## start

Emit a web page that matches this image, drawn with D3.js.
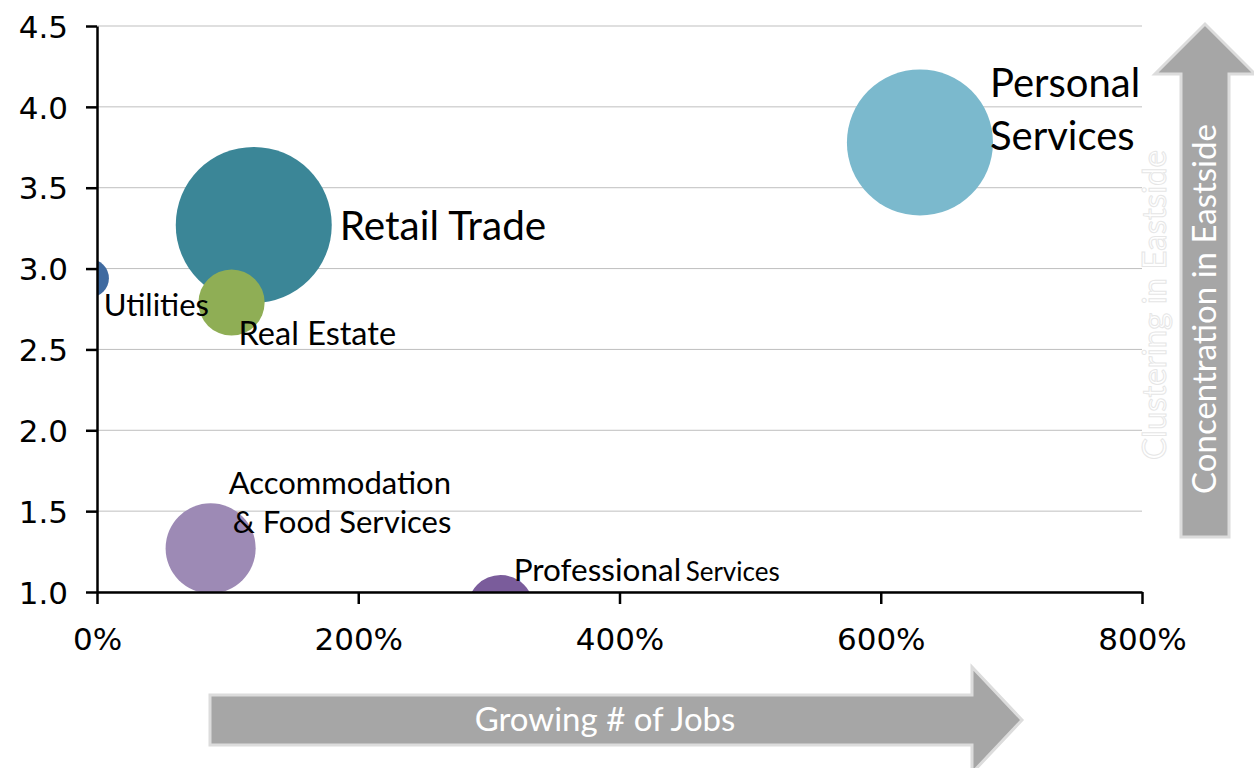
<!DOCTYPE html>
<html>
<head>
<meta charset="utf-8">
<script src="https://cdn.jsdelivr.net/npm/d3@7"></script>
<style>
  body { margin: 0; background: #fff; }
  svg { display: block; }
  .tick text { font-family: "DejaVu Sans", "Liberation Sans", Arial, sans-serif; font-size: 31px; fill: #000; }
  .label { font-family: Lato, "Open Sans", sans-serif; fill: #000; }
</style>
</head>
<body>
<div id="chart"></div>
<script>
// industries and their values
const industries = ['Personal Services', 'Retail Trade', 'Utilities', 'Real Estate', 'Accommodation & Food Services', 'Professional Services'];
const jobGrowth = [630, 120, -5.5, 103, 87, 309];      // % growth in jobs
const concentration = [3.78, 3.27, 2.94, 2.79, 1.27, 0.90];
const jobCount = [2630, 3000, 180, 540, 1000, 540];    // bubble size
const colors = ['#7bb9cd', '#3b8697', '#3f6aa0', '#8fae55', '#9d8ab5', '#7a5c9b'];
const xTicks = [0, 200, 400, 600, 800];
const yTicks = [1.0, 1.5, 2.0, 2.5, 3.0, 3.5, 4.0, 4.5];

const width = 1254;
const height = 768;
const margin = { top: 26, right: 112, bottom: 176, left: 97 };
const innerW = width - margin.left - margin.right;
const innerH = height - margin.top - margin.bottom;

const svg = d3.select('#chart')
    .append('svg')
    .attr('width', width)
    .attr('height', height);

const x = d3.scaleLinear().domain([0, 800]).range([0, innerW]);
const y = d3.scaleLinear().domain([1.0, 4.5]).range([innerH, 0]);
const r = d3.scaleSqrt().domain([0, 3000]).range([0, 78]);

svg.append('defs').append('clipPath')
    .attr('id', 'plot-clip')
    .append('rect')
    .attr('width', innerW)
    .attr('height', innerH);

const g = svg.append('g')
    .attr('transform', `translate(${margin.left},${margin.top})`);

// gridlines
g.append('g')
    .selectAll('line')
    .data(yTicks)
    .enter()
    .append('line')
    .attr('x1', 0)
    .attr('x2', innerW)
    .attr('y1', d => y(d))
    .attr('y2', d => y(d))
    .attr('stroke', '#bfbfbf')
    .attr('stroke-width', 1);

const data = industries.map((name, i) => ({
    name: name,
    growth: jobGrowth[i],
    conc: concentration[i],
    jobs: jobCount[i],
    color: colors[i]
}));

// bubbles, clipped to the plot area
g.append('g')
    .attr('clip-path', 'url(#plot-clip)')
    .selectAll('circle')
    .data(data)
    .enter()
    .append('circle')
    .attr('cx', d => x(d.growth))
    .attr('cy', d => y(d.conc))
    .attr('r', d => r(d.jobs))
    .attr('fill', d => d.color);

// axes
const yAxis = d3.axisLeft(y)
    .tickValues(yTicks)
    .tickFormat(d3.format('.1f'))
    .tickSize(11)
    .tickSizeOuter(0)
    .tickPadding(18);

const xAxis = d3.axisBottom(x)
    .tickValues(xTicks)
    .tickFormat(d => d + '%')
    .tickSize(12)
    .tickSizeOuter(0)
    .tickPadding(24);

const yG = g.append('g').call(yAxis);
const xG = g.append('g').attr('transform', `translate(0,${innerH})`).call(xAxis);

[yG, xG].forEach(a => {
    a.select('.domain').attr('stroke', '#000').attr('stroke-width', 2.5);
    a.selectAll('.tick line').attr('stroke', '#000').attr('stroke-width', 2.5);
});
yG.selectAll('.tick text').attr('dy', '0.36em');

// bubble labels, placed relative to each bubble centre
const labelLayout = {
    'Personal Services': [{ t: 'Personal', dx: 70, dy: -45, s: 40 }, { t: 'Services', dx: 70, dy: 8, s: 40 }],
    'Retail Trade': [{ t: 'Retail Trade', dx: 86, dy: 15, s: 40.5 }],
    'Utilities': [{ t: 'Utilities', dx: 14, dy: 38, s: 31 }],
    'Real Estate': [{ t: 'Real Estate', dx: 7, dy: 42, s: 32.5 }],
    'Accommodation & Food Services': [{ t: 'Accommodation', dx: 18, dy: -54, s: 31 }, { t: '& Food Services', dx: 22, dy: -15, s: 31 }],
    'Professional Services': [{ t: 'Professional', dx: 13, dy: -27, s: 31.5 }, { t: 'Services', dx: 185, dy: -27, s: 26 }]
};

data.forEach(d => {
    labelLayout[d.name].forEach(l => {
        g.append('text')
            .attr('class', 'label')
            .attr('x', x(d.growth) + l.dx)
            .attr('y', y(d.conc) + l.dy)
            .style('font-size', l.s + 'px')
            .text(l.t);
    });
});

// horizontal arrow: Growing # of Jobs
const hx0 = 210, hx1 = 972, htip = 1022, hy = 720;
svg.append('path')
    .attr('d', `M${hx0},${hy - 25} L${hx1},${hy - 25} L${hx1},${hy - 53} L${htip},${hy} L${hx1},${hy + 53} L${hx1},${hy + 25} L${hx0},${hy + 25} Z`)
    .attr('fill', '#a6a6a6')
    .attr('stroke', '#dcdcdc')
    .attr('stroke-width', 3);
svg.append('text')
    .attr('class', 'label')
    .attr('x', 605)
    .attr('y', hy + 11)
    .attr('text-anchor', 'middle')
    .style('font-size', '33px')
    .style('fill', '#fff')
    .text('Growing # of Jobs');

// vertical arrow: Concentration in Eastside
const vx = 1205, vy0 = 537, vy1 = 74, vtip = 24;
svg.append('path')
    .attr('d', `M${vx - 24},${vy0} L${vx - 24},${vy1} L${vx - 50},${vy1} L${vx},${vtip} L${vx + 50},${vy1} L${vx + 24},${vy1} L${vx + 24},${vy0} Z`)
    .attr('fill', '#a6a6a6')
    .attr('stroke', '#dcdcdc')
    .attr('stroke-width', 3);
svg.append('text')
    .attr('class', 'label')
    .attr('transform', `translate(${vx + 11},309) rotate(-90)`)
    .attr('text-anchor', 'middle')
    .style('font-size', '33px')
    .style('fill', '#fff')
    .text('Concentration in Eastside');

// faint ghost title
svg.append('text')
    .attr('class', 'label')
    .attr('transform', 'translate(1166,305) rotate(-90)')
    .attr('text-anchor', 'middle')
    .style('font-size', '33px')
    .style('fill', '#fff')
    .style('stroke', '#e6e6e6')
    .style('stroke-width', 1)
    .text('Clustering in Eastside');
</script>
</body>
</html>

## end

**Work to do**
Repeat the data exactly in full, omitting its pictures.

**Completed task**
Emit a web page that matches this image, drawn with D3.js.
<!DOCTYPE html>
<html>
<head>
<meta charset="utf-8">
<script src="https://cdn.jsdelivr.net/npm/d3@7"></script>
<style>
  body { margin: 0; background: #fff; }
  svg { display: block; }
  .tick text { font-family: "DejaVu Sans", "Liberation Sans", Arial, sans-serif; font-size: 31px; fill: #000; }
  .label { font-family: Lato, "Open Sans", sans-serif; fill: #000; }
</style>
</head>
<body>
<div id="chart"></div>
<script>
// industries and their values
const industries = ['Personal Services', 'Retail Trade', 'Utilities', 'Real Estate', 'Accommodation & Food Services', 'Professional Services'];
const jobGrowth = [630, 120, -5.5, 103, 87, 309];      // % growth in jobs
const concentration = [3.78, 3.27, 2.94, 2.79, 1.27, 0.90];
const jobCount = [2630, 3000, 180, 540, 1000, 540];    // bubble size
const colors = ['#7bb9cd', '#3b8697', '#3f6aa0', '#8fae55', '#9d8ab5', '#7a5c9b'];
const xTicks = [0, 200, 400, 600, 800];
const yTicks = [1.0, 1.5, 2.0, 2.5, 3.0, 3.5, 4.0, 4.5];

const width = 1254;
const height = 768;
const margin = { top: 26, right: 112, bottom: 176, left: 97 };
const innerW = width - margin.left - margin.right;
const innerH = height - margin.top - margin.bottom;

const svg = d3.select('#chart')
    .append('svg')
    .attr('width', width)
    .attr('height', height);

const x = d3.scaleLinear().domain([0, 800]).range([0, innerW]);
const y = d3.scaleLinear().domain([1.0, 4.5]).range([innerH, 0]);
const r = d3.scaleSqrt().domain([0, 3000]).range([0, 78]);

svg.append('defs').append('clipPath')
    .attr('id', 'plot-clip')
    .append('rect')
    .attr('width', innerW)
    .attr('height', innerH);

const g = svg.append('g')
    .attr('transform', `translate(${margin.left},${margin.top})`);

// gridlines
g.append('g')
    .selectAll('line')
    .data(yTicks)
    .enter()
    .append('line')
    .attr('x1', 0)
    .attr('x2', innerW)
    .attr('y1', d => y(d))
    .attr('y2', d => y(d))
    .attr('stroke', '#bfbfbf')
    .attr('stroke-width', 1);

const data = industries.map((name, i) => ({
    name: name,
    growth: jobGrowth[i],
    conc: concentration[i],
    jobs: jobCount[i],
    color: colors[i]
}));

// bubbles, clipped to the plot area
g.append('g')
    .attr('clip-path', 'url(#plot-clip)')
    .selectAll('circle')
    .data(data)
    .enter()
    .append('circle')
    .attr('cx', d => x(d.growth))
    .attr('cy', d => y(d.conc))
    .attr('r', d => r(d.jobs))
    .attr('fill', d => d.color);

// axes
const yAxis = d3.axisLeft(y)
    .tickValues(yTicks)
    .tickFormat(d3.format('.1f'))
    .tickSize(11)
    .tickSizeOuter(0)
    .tickPadding(18);

const xAxis = d3.axisBottom(x)
    .tickValues(xTicks)
    .tickFormat(d => d + '%')
    .tickSize(12)
    .tickSizeOuter(0)
    .tickPadding(24);

const yG = g.append('g').call(yAxis);
const xG = g.append('g').attr('transform', `translate(0,${innerH})`).call(xAxis);

[yG, xG].forEach(a => {
    a.select('.domain').attr('stroke', '#000').attr('stroke-width', 2.5);
    a.selectAll('.tick line').attr('stroke', '#000').attr('stroke-width', 2.5);
});
yG.selectAll('.tick text').attr('dy', '0.36em');

// bubble labels, placed relative to each bubble centre
const labelLayout = {
    'Personal Services': [{ t: 'Personal', dx: 70, dy: -45, s: 40 }, { t: 'Services', dx: 70, dy: 8, s: 40 }],
    'Retail Trade': [{ t: 'Retail Trade', dx: 86, dy: 15, s: 40.5 }],
    'Utilities': [{ t: 'Utilities', dx: 14, dy: 38, s: 31 }],
    'Real Estate': [{ t: 'Real Estate', dx: 7, dy: 42, s: 32.5 }],
    'Accommodation & Food Services': [{ t: 'Accommodation', dx: 18, dy: -54, s: 31 }, { t: '& Food Services', dx: 22, dy: -15, s: 31 }],
    'Professional Services': [{ t: 'Professional', dx: 13, dy: -27, s: 31.5 }, { t: 'Services', dx: 185, dy: -27, s: 26 }]
};

data.forEach(d => {
    labelLayout[d.name].forEach(l => {
        g.append('text')
            .attr('class', 'label')
            .attr('x', x(d.growth) + l.dx)
            .attr('y', y(d.conc) + l.dy)
            .style('font-size', l.s + 'px')
            .text(l.t);
    });
});

// horizontal arrow: Growing # of Jobs
const hx0 = 210, hx1 = 972, htip = 1022, hy = 720;
svg.append('path')
    .attr('d', `M${hx0},${hy - 25} L${hx1},${hy - 25} L${hx1},${hy - 53} L${htip},${hy} L${hx1},${hy + 53} L${hx1},${hy + 25} L${hx0},${hy + 25} Z`)
    .attr('fill', '#a6a6a6')
    .attr('stroke', '#dcdcdc')
    .attr('stroke-width', 3);
svg.append('text')
    .attr('class', 'label')
    .attr('x', 605)
    .attr('y', hy + 11)
    .attr('text-anchor', 'middle')
    .style('font-size', '33px')
    .style('fill', '#fff')
    .text('Growing # of Jobs');

// vertical arrow: Concentration in Eastside
const vx = 1205, vy0 = 537, vy1 = 74, vtip = 24;
svg.append('path')
    .attr('d', `M${vx - 24},${vy0} L${vx - 24},${vy1} L${vx - 50},${vy1} L${vx},${vtip} L${vx + 50},${vy1} L${vx + 24},${vy1} L${vx + 24},${vy0} Z`)
    .attr('fill', '#a6a6a6')
    .attr('stroke', '#dcdcdc')
    .attr('stroke-width', 3);
svg.append('text')
    .attr('class', 'label')
    .attr('transform', `translate(${vx + 11},309) rotate(-90)`)
    .attr('text-anchor', 'middle')
    .style('font-size', '33px')
    .style('fill', '#fff')
    .text('Concentration in Eastside');

// faint ghost title
svg.append('text')
    .attr('class', 'label')
    .attr('transform', 'translate(1166,305) rotate(-90)')
    .attr('text-anchor', 'middle')
    .style('font-size', '33px')
    .style('fill', '#fff')
    .style('stroke', '#e6e6e6')
    .style('stroke-width', 1)
    .text('Clustering in Eastside');
</script>
</body>
</html>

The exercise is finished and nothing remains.